- Title card
- Directed by: Charles M. Jones
- Story by: Michael Maltese Tedd Pierce
- Starring: Mel Blanc
- Music by: Carl Stalling
- Animation by: Lloyd Vaughan Ben Washam Ken Harris Phil Monroe
- Layouts by: Robert Gribbroek
- Backgrounds by: Philip DeGuard
- Color process: Technicolor
- Production company: Warner Bros. Cartoons
- Distributed by: Warner Bros. Pictures The Vitaphone Corporation
- Release date: March 29, 1952;
- Running time: 7 minutes
- Language: English

= Little Beau Pepé =

Little Beau Pepé is a 1952 Merrie Melodies short directed by Chuck Jones that premiered on March 29, 1952. The short stars Pepé Le Pew and Penelope Pussycat.

== Plot ==
At Le Desert Sahara, a sign in front of the fortress reads, "No Le Pouf Trespassé." Inside, a group of French soldiers are undergoing military training. They march while singing a song, but their leader dismisses them, and they scatter. As they walk away, the scene shifts to Penelope Pussycat sleeping in a designated area. Penelope stirs, and two painters nearby are chatting. When Penelope appears, the painters pet her.

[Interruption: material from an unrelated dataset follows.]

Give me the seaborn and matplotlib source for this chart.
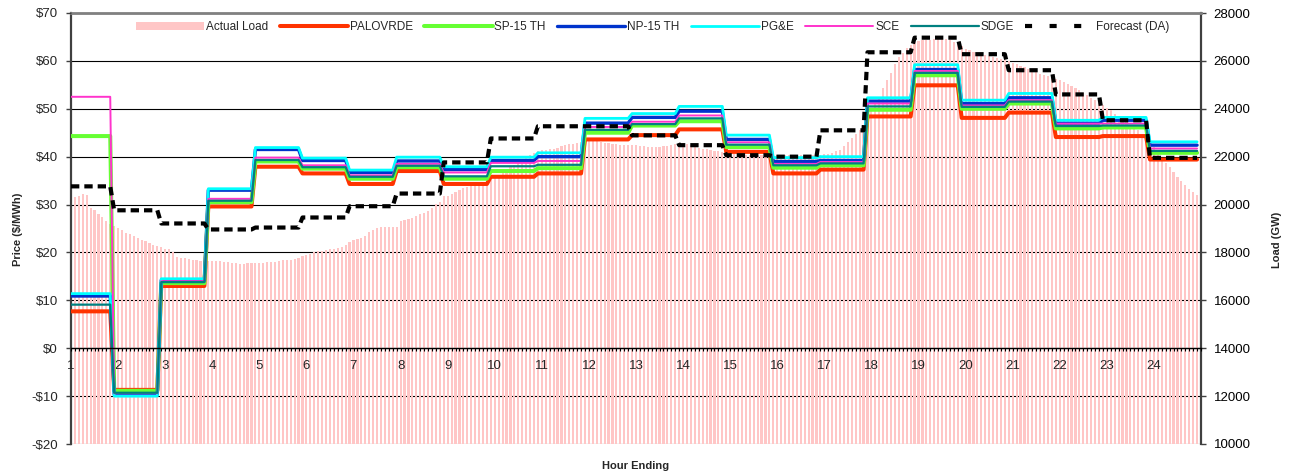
import numpy as np
import matplotlib
matplotlib.use("Agg")
import matplotlib.pyplot as plt
import seaborn as sns
from matplotlib.lines import Line2D
from matplotlib.patches import Patch
from matplotlib.ticker import FuncFormatter, MultipleLocator

sns.set_style("white")
plt.rcParams['font.family'] = ['Liberation Sans', 'DejaVu Sans']

# Hourly prices ($/MWh), hour ending 1..24
hours = list(range(1, 25))
palovrde = [7.7, -8.7, 13.0, 29.6, 37.9, 36.5, 34.3, 37.0, 34.3, 35.8, 36.5, 43.6,
            44.5, 45.7, 41.0, 36.5, 37.3, 48.4, 54.9, 48.1, 49.2, 44.1, 44.3, 39.4]
sp15 = [44.3, -8.9, 13.6, 30.5, 39.0, 37.5, 35.4, 37.8, 35.4, 37.0, 37.6, 45.0,
        46.5, 47.4, 42.0, 37.7, 38.2, 49.8, 57.0, 50.0, 51.1, 45.9, 46.1, 40.8]
np15 = [10.9, -9.6, 14.2, 33.0, 41.5, 39.2, 36.7, 39.1, 37.3, 39.2, 40.0, 47.0,
        48.2, 49.5, 43.6, 39.0, 39.2, 51.6, 58.2, 51.1, 52.3, 47.0, 47.6, 42.4]
pge = [11.4, -10.0, 14.5, 33.3, 41.9, 39.7, 37.2, 39.9, 37.9, 39.9, 40.8, 48.0,
       49.0, 50.5, 44.5, 39.8, 40.0, 52.3, 59.2, 51.8, 53.2, 47.6, 48.2, 43.1]
sce = [52.5, -9.4, 14.0, 31.2, 39.8, 38.2, 36.1, 38.5, 36.7, 38.7, 39.1, 46.2,
       47.3, 48.6, 43.0, 38.5, 38.9, 51.1, 57.9, 50.7, 51.8, 46.9, 46.9, 41.7]
sdge = [9.1, -9.3, 13.8, 30.8, 39.3, 37.8, 35.8, 38.1, 35.9, 38.0, 38.3, 45.6,
        46.8, 48.0, 42.5, 38.2, 38.6, 50.5, 57.5, 50.4, 51.5, 46.4, 46.5, 41.2]

# Day-ahead load forecast (right axis), hourly
forecast_da = [20760, 19760, 19210, 18960, 19040, 19460, 19930, 20460, 21760, 22760, 23270, 23270,
               22890, 22480, 22060, 22000, 23100, 26360, 26970, 26280, 25610, 24600, 23520, 21950]

# Actual load, 5-minute values (one row per hour)
actual_load = [
    [20250, 20320, 20360, 20460, 20390, 19860, 19760, 19620, 19460, 19320, 19200, 19090],
    [19010, 18930, 18830, 18760, 18680, 18590, 18510, 18460, 18400, 18310, 18260, 18230],
    [18160, 18160, 18000, 17810, 17760, 17750, 17740, 17680, 17670, 17660, 17650, 17640],
    [17640, 17640, 17630, 17620, 17600, 17580, 17540, 17530, 17530, 17540, 17570, 17580],
    [17580, 17580, 17590, 17600, 17620, 17650, 17670, 17680, 17700, 17740, 17780, 17840],
    [17880, 17950, 18000, 18040, 18060, 18090, 18130, 18140, 18200, 18240, 18320, 18440],
    [18510, 18550, 18620, 18680, 18850, 18930, 19040, 19065, 19065, 19065, 19065, 19070],
    [19320, 19370, 19400, 19450, 19520, 19590, 19640, 19720, 19850, 20040, 20110, 20340],
    [20350, 20450, 20520, 20600, 20690, 20750, 20830, 20890, 20940, 20960, 20980, 21010],
    [21130, 21160, 21300, 21420, 21550, 21650, 21780, 21880, 21980, 22070, 22150, 22220],
    [22260, 22290, 22320, 22340, 22380, 22430, 22490, 22510, 22530, 22580, 22610, 22640],
    [22680, 22690, 22660, 22620, 22580, 22560, 22540, 22520, 22500, 22490, 22480, 22470],
    [22470, 22460, 22440, 22420, 22400, 22400, 22410, 22430, 22460, 22490, 22520, 22540],
    [22550, 22520, 22480, 22430, 22380, 22340, 22310, 22280, 22250, 22220, 22200, 22180],
    [22160, 22130, 22100, 22080, 22070, 22060, 22060, 22050, 22050, 22050, 22050, 22050],
    [22050, 22050, 22050, 22060, 22060, 22060, 22060, 22060, 22060, 22070, 22070, 22080],
    [22100, 22130, 22170, 22220, 22270, 22430, 22600, 22760, 22950, 23100, 23300, 23550],
    [23900, 24200, 24500, 24850, 25200, 25500, 25850, 26150, 26350, 26520, 26680, 26790],
    [26840, 26860, 26870, 26890, 26910, 26930, 26930, 26920, 26860, 26790, 26700, 26620],
    [26500, 26440, 26380, 26330, 26290, 26250, 26210, 26180, 26120, 26080, 26030, 25980],
    [25920, 25860, 25800, 25730, 25660, 25600, 25540, 25470, 25420, 25360, 25300, 25240],
    [25190, 25110, 25020, 24940, 24860, 24770, 24670, 24570, 24460, 24350, 24250, 24150],
    [24050, 23930, 23800, 23680, 23560, 23440, 23330, 23210, 23100, 22960, 22800, 22620],
    [22400, 22150, 21950, 21750, 21550, 21350, 21160, 20980, 20820, 20650, 20520, 20400],
]

# 5-minute category positions; hourly values are held for each interval
n = 288
x5 = 1 + np.arange(n) / 12
hour_idx = np.minimum((np.arange(n) + 1) // 12, 23)
load5 = np.array(actual_load).ravel()

series = [
    ("PALOVRDE", palovrde, "#FF3300", 2.9),
    ("SP-15 TH", sp15, "#66FF33", 2.9),
    ("NP-15 TH", np15, "#0033CC", 2.4),
    ("PG&E", pge, "#00FFFF", 2.0),
    ("SCE", sce, "#FF33CC", 1.4),
    ("SDGE", sdge, "#008080", 1.6),
]

fig = plt.figure(figsize=(12.94, 4.76), dpi=100)
ax_load = fig.add_axes([71 / 1294, 1 - 444 / 476, 1130 / 1294, 431 / 476])
ax_price = ax_load.twinx()
ax_fc = ax_load.twinx()

# Actual load bars
sns.barplot(x=x5, y=load5, native_scale=True, width=0.55, color="#FFC6C6",
            saturation=1, errorbar=None, linewidth=0, ax=ax_load)

# Price lines
for name, vals, col, lw in series:
    sns.lineplot(x=x5, y=np.asarray(vals)[hour_idx], color=col, lw=lw, ax=ax_price)

# Forecast (DA)
sns.lineplot(x=x5, y=np.asarray(forecast_da)[hour_idx], color="black", lw=3.0,
             linestyle=(0, (2.0, 1.2)), ax=ax_fc)

# --- axes styling
for a in (ax_load, ax_price, ax_fc):
    a.set_xlim(1, 25)
ax_load.set_ylim(10000, 28000)
ax_fc.set_ylim(10000, 28000)
ax_price.set_ylim(-20, 70)

ax_load.set_facecolor("white")
ax_load.set_axisbelow(True)
ax_load.yaxis.set_major_locator(MultipleLocator(2000))
ax_load.yaxis.tick_right()
ax_load.grid(axis="y", color="black", lw=0.8)
ax_load.grid(axis="x", visible=False)
ax_load.get_ygridlines()[0].set_visible(False)
ax_load.tick_params(axis="y", which="major", direction="out", length=3.5, width=1,
                    color="#404040", pad=5.5, labelsize=9.5, labelcolor="black",
                    right=True, left=False)
ax_load.xaxis.set_visible(False)
ax_load.spines["bottom"].set_visible(False)
ax_load.spines["top"].set_color("#808080")
ax_load.spines["top"].set_linewidth(2)
for s in ("left", "right"):
    ax_load.spines[s].set_visible(True)
    ax_load.spines[s].set_color("#404040")
    ax_load.spines[s].set_linewidth(1.6)
ax_load.set_ylabel("")
ax_load.set_xlabel("")

ax_price.yaxis.tick_left()
ax_price.yaxis.set_major_locator(MultipleLocator(10))
ax_price.yaxis.set_major_formatter(FuncFormatter(
    lambda v, p: f"${v:.0f}" if v >= 0 else f"-${-v:.0f}"))
ax_price.tick_params(axis="y", direction="out", length=3.5, width=1, color="#404040",
                     pad=6, labelsize=9.5, left=True, right=False)
ax_price.xaxis.set_visible(True)
ax_price.set_xticks(hours)
ax_price.set_xticklabels([str(h) for h in hours])
ax_price.xaxis.set_minor_locator(MultipleLocator(1 / 12))
ax_price.tick_params(axis="x", which="both", direction="out", length=2.5, width=0.8,
                     color="black", pad=6, labelsize=9.5, bottom=True, top=False)
for s in ("left", "right", "top"):
    ax_price.spines[s].set_visible(False)
ax_price.spines["bottom"].set_position(("data", 0))
ax_price.spines["bottom"].set_color("black")
ax_price.spines["bottom"].set_linewidth(1)
ax_price.grid(False)
ax_price.set_ylabel("")
ax_price.set_xlabel("")

ax_fc.set_axis_off()

fig.text(18 / 1294, 1 - 229 / 476, "Price ($/MWh)", rotation=90, ha="center",
         va="center", fontsize=8, fontweight="bold")
fig.text(1277 / 1294, 1 - 240 / 476, "Load (GW)", rotation=90, ha="center",
         va="center", fontsize=8, fontweight="bold")
fig.text(636 / 1294, 1 - 466 / 476, "Hour Ending", ha="center", va="center",
         fontsize=8, fontweight="bold")

handles = [Patch(facecolor="#FFC6C6", edgecolor="none")]
labels = ["Actual Load"]
for name, vals, col, lw in series:
    handles.append(Line2D([], [], color=col, lw=lw))
    labels.append(name)
handles.append(Line2D([], [], color="black", lw=3.0, linestyle=(0, (1.7, 4.2))))
labels.append("Forecast (DA)")
ax_fc.legend(handles, labels, loc="center left", bbox_to_anchor=(0.0575, 0.968),
             ncol=8, frameon=False, fontsize=8.5, handlelength=5.8, handletextpad=0.15,
             columnspacing=0.95, borderaxespad=0, borderpad=0)

fig.savefig("out.png", dpi=100)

Pepé Le Pew arrives at the entrance, proclaiming himself "the broken heart of love." He expresses his desire to join the foreign legion. He begins filling out a questionnaire, but before he finishes, the enlistment officer is frightened away by Pepé's smell, causing everyone else in the fortress to flee in panic, except Penelope.

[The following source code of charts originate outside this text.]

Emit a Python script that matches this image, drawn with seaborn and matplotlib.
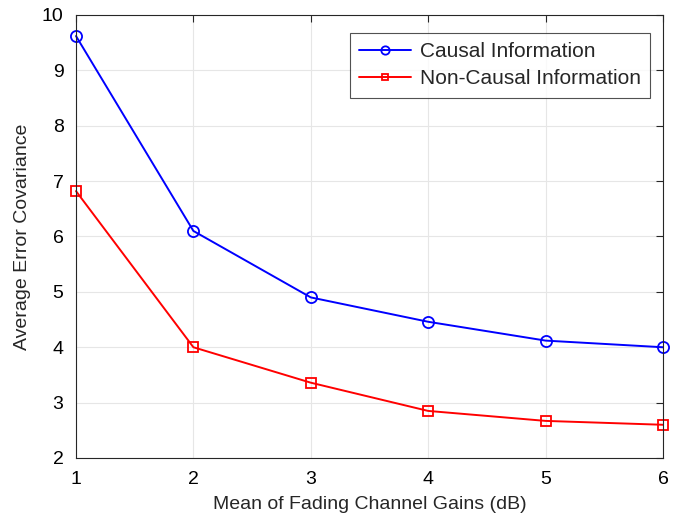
import matplotlib
matplotlib.use("Agg")
import matplotlib.pyplot as plt
import seaborn as sns
import pandas as pd

x_vals = [1, 2, 3, 4, 5, 6]
causal = [9.62, 6.10, 4.90, 4.46, 4.12, 4.00]
noncausal = [6.82, 4.00, 3.36, 2.85, 2.67, 2.60]
series_names = ["Causal Information", "Non-Causal Information"]

sns.set_style("white")
plt.rcParams['font.family'] = ['Liberation Sans', 'DejaVu Sans']

fig = plt.figure(figsize=(6.84, 5.22), dpi=100)
ax = fig.add_axes([76/684, 1-458/522, (663-76)/684, (458-15)/522])

for vals, name, col, mk, ms in [(causal, series_names[0], "#0000ff", "o", 8),
                                (noncausal, series_names[1], "#ff0000", "s", 6.5)]:
    sns.lineplot(x=x_vals, y=vals, ax=ax, color=col, marker=mk, markersize=ms,
                 markerfacecolor="none", markeredgecolor=col, markeredgewidth=1.3,
                 linewidth=1.4, label=name, legend=False)

for line in ax.lines:
    line.set_clip_on(False)

ax.set_xlim(1, 6)
ax.set_ylim(2, 10)
ax.set_xticks(range(1, 7))
ax.set_yticks(range(2, 11))
ax.grid(True, color="#e6e6e6", linewidth=0.8)
ax.tick_params(direction="in", labelsize=14, length=5, width=0.8, pad=9,
               colors="#262626", labelcolor="black",
               top=True, right=True, labeltop=False, labelright=False)
for s in ax.spines.values():
    s.set_color("#262626")
    s.set_linewidth(0.8)
ax.set_xlabel("Mean of Fading Channel Gains (dB)", fontsize=14, labelpad=6)
ax.set_ylabel("Average Error Covariance", fontsize=14, labelpad=8)

handles = ax.lines[:2]
leg = ax.legend(handles, series_names, loc="upper right", bbox_to_anchor=(0.978, 0.96),
                borderaxespad=0,
                fontsize=15, frameon=True, fancybox=False, edgecolor="#262626",
                handlelength=2.5, handletextpad=0.4, borderpad=0.45, labelspacing=0.4,
                markerscale=0.75)
leg.get_frame().set_linewidth(0.8)

fig.savefig("out.png", dpi=100)
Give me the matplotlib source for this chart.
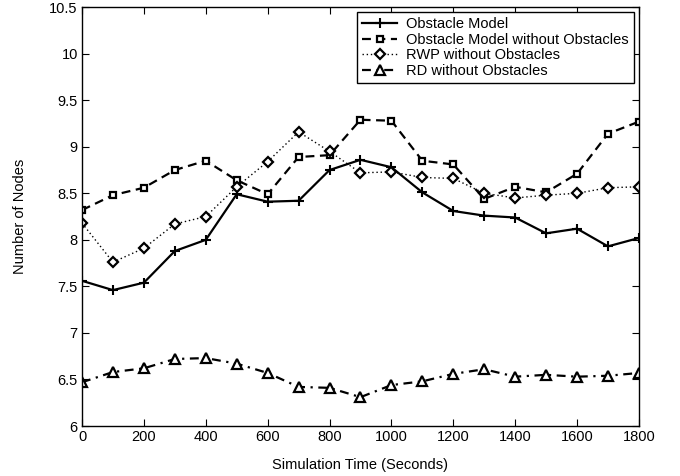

Pepé mistakenly believes that the others have left because they think he would be ideal for defending the port. As Pepé takes charge of defending the fort, Penelope gets up. She walks over to a ladder labeled "Le Painte Dampe" and accidentally acquires a white stripe down her back. Pepé spots her, again mistaking her for a female skunk, and approaches to woo her.

Penelope tries to escape, leading to a chase through the desert and the fortress. At one point, Pepé dresses as Napoleon Bonaparte (calling himself "Josephine") to surprise her. Eventually, Penelope flees into the open desert and collapses from exhaustion near an oasis. Pepé finds her and takes her into a tent. While waiting for her to wake, he mixes several bottles of cologne to "restoke the furnace of love." The resulting scent is so potent that it acts as a love potion; when Penelope wakes, she becomes the aggressor, chasing a terrified Pepé into the distance.

== Production ==
- The short was written by Michael Maltese, who frequently collaborated with Chuck Jones on the Pepé Le Pew series.
- This was one of several shorts submitted by Warner Bros. for an Academy Award for Best Animated Short Film in 1952, though it did not receive a nomination.

== Home media ==
Little Beau Pepé is available on Looney Tunes Super Stars' Pepé Le Pew: Zee Best of Zee Best (2011).